Amnesty International has analyzed the phones of some of the Indians on the list and found traces of NSO’s notorious Pegasus software on their devices. Once installed, the software unlocks a target’s phones and essentially turns it into a listening device capable of recording keystrokes, reading all messages and emails and even activating the device’s microphone and camera. The Guardian has a good rundown of the software’s capabilities.

To be sure, the nature of NSO spyware and the company’s refusal to reveal its clients makes it impossible to conclusively identify exactly who is to blame for all this snooping; but the names on the list and the timing of when they were flagged suggests the Indian government has rolled out a digital dragnet in which anyone who catches the attention of the regime is quickly put under surveillance. 

For instance, in April 2019, a young woman accused the Chief Justice of India of sexually harassing her. Days later, 11 phone numbers associated with her and her family were put on the NSO list – illustrating a clear correlation between her being flagged as a person of interest to the government, and her getting swept up in the dragnet, according to a report in TheWire. The Chief Justice was cleared of sexual harassment in May 2019; six months after he retired, the Union government nominated him to India’s upper house of Parliament. 

On the surface, the Pegasus revelations seem to be the latest evidence of the steep decline of democracy in India under the regime of Prime Minister Narendra Modi. Dig a little deeper, critics say, and the sheer breadth of those targeted by Pegasus reveals a regime that sees all opposition as an existential threat while also keeping tabs on those it considers its friends.

“To be honest it was not surprising at all, with the kind of paranoia this government has been showing,” Anirban Bhattacharya, one of the people on the list, told me this week. Bhattacharya is a researcher at the Centre for Financial Accountability, an independent platform that works on development finance.

“All states surveil,” Bhattacharya said, “but there is a difference between security-centric surveillance, whether we agree with it or not, and it is different when you are driven by distrust and paranoia.”

This was the latter case, Bhattacharya said, “where you are going after people whose lives are very public.”

In February 2016, Bhattarcharya was a student at the prestigious Jawaharlal Nehru University when he and his friend Umar Khalid were arrested and charged with sedition for organizing a seminar on Kashmir. (Yes, it is hard to believe that people can be charged with sedition for putting on an academic talk, but these things happen in India).

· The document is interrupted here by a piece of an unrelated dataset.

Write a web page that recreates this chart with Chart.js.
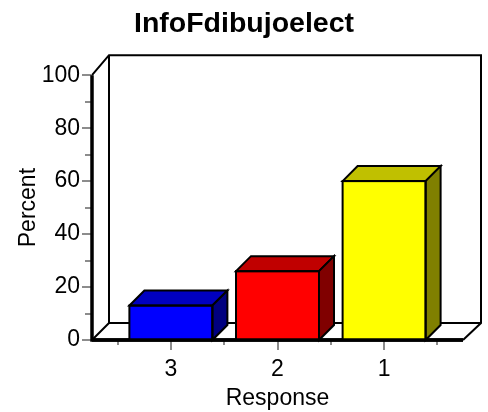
<!DOCTYPE html>
<html>
<head>
<meta charset="utf-8">
<script src="https://cdn.jsdelivr.net/npm/chart.js@4.4.1/dist/chart.umd.min.js"></script>
<style>
  html, body { margin: 0; padding: 0; background: #fff; }
  #wrap { width: 488px; height: 412px; }
</style>
</head>
<body>
<div id="wrap"><canvas id="myChart" width="488" height="412"></canvas></div>
<script>
const categories = ['3', '2', '1'];
const percents = [13, 26, 60];

const frontColors = ['#0000ff', '#ff0000', '#ffff00'];
const topColors = ['#0000c0', '#c00000', '#c0c000'];
const sideColors = ['#000080', '#800000', '#808000'];

const FONT = 'Arial, "Liberation Sans", sans-serif';

// depth of the box and of the bars
const wallDx = 17, wallDy = -17, wallTopDy = -20;
const barDx = 15, barDy = -15;

const box3d = {
    id: 'box3d',
    beforeDatasetsDraw(chart) {
        const ctx = chart.ctx;
        const a = chart.chartArea;
        const y = chart.scales.y;
        const x = chart.scales.x;
        ctx.save();
        ctx.lineJoin = 'miter';
        // back wall + floor
        ctx.strokeStyle = '#000';
        ctx.lineWidth = 2;
        ctx.beginPath();
        ctx.moveTo(a.left, a.top);
        ctx.lineTo(a.left + wallDx, a.top + wallTopDy);
        ctx.lineTo(a.right + wallDx + 1, a.top + wallTopDy);
        ctx.lineTo(a.right + wallDx + 1, a.bottom + wallDy);
        ctx.lineTo(a.right, a.bottom);
        ctx.stroke();
        ctx.beginPath();
        ctx.moveTo(a.left + wallDx, a.top + wallTopDy);
        ctx.lineTo(a.left + wallDx, a.bottom + wallDy);
        ctx.lineTo(a.right + wallDx + 1, a.bottom + wallDy);
        ctx.moveTo(a.left + wallDx, a.bottom + wallDy);
        ctx.lineTo(a.left, a.bottom);
        ctx.stroke();

        // gray ticks
        ctx.strokeStyle = '#8c8c8c';
        ctx.lineWidth = 2;
        ctx.beginPath();
        for (let v = 0; v <= 100; v += 10) {
            const py = Math.round(y.getPixelForValue(v));
            const len = v % 20 === 0 ? 10 : 7;
            ctx.moveTo(a.left - len, py);
            ctx.lineTo(a.left, py);
        }
        for (let i = -0.5; i <= categories.length; i += 0.5) {
            const px = Math.round(x.getPixelForValue(i));
            const len = Number.isInteger(i) ? 10 : 5;
            ctx.moveTo(px, a.bottom);
            ctx.lineTo(px, a.bottom + len);
        }
        ctx.stroke();

        // front axes
        ctx.strokeStyle = '#000';
        ctx.lineWidth = 3.5;
        ctx.beginPath();
        ctx.moveTo(a.left, a.top);
        ctx.lineTo(a.left, a.bottom);
        ctx.lineTo(a.right, a.bottom);
        ctx.stroke();
        ctx.restore();
    },
    afterDatasetsDraw(chart) {
        const ctx = chart.ctx;
        const meta = chart.getDatasetMeta(0);
        ctx.save();
        ctx.strokeStyle = '#000';
        ctx.lineWidth = 2;
        ctx.lineJoin = 'miter';
        meta.data.forEach((bar, i) => {
            const x0 = bar.x - bar.width / 2;
            const x1 = bar.x + bar.width / 2;
            const top = bar.y;
            const base = bar.base;
            // top face
            ctx.fillStyle = topColors[i];
            ctx.beginPath();
            ctx.moveTo(x0, top);
            ctx.lineTo(x0 + barDx, top + barDy);
            ctx.lineTo(x1 + barDx, top + barDy);
            ctx.lineTo(x1, top);
            ctx.closePath();
            ctx.fill();
            ctx.stroke();
            // side face
            ctx.fillStyle = sideColors[i];
            ctx.beginPath();
            ctx.moveTo(x1, top);
            ctx.lineTo(x1 + barDx, top + barDy);
            ctx.lineTo(x1 + barDx, base + barDy);
            ctx.lineTo(x1, base);
            ctx.closePath();
            ctx.fill();
            ctx.stroke();
            // front outline
            ctx.strokeRect(x0, top, x1 - x0, base - top);
        });
        // front axis over the bar bottoms
        const a = chart.chartArea;
        ctx.lineWidth = 3.5;
        ctx.beginPath();
        ctx.moveTo(a.left, a.bottom);
        ctx.lineTo(a.right, a.bottom);
        ctx.stroke();
        ctx.restore();
    }
};

new Chart(document.getElementById('myChart'), {
    type: 'bar',
    data: {
        datasets: [{
            label: 'Percent',
            data: percents.map((v, i) => ({ x: i, y: v })),
            backgroundColor: frontColors,
            borderWidth: 0,
            barThickness: 83
        }]
    },
    options: {
        responsive: false,
        animation: false,
        layout: { padding: 0 },
        plugins: {
            legend: { display: false },
            tooltip: { enabled: false },
            title: {
                display: true,
                text: 'InfoFdibujoelect',
                color: '#000',
                font: { family: FONT, size: 28.5, weight: 'bold', lineHeight: 1.2 },
                padding: { top: 7, bottom: 34 }
            }
        },
        scales: {
            x: {
                type: 'linear',
                min: -0.74,
                max: 2.74,
                offset: false,
                grid: { display: false, drawTicks: false },
                border: { display: false },
                afterBuildTicks: s => { s.ticks = categories.map((c, i) => ({ value: i })); },
                afterFit: s => { s.height = 72; },
                ticks: {
                    color: '#000',
                    font: { family: FONT, size: 23 },
                    padding: 16,
                    callback: v => categories[v]
                },
                title: {
                    display: true,
                    text: 'Response',
                    color: '#000',
                    font: { family: FONT, size: 23 },
                    padding: { top: 0, bottom: 0 }
                }
            },
            y: {
                min: 0,
                max: 100,
                grid: { display: false, drawTicks: false },
                border: { display: false },
                afterFit: s => { s.width = 92; },
                ticks: {
                    stepSize: 20,
                    color: '#000',
                    font: { family: FONT, size: 23 },
                    padding: 12
                },
                title: {
                    display: true,
                    text: 'Percent',
                    color: '#000',
                    font: { family: FONT, size: 23 },
                    padding: { top: 15, bottom: 0 }
                }
            },
            // empty axis that keeps the right margin
            yRight: {
                position: 'right',
                grid: { display: false, drawTicks: false },
                border: { display: false },
                ticks: { display: false },
                afterFit: s => { s.width = 25; }
            }
        }
    },
    plugins: [box3d]
});
</script>
</body>
</html>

Bhattacharya and Khalid were subsequently released on bail. Over the next four years, Khalid rose to prominence as a political activist and a fierce critic of the Modi government. He was arrested again last summer for his alleged role in deadly riots in Delhi in an investigation that has been condemned as politically motivated. Incidentally, Khalid is on the list of Pegasus targets too. He’s been in prison for over 300 days now, charged under India’s draconian anti-terror laws.

The government’s crackdown on all criticism has had real costs. Many Indians believe that the country could have avoided a catastrophic second wave of Covid infections this summer if Modi had listened to experts and had not been so eager to declare victory over the virus. 

“I just wish that instead of snooping this government relied more on listening, be it to the warnings before the second wave, or the people and their demands.” Bhattacharya said.

This week, India’s opposition parties released a short video on social media platforms requesting a Parliamentary debate on the Pegasus issue — a demand the government has refused thus far.

“We have been waiting for 14 days for a discussion,” the leader of opposition in the Rajya Sabha, India’s upper house, Mallikarjun Kharge says in the video. “If you have the courage, let’s have a discussion on Pegasus.”

Ironically, the video was titled “Mr. Modi, Come Listen To Us.” 

Given Pegasus’s capabilities, chances are Mr. Modi’s people have been listening to opposition leaders all along.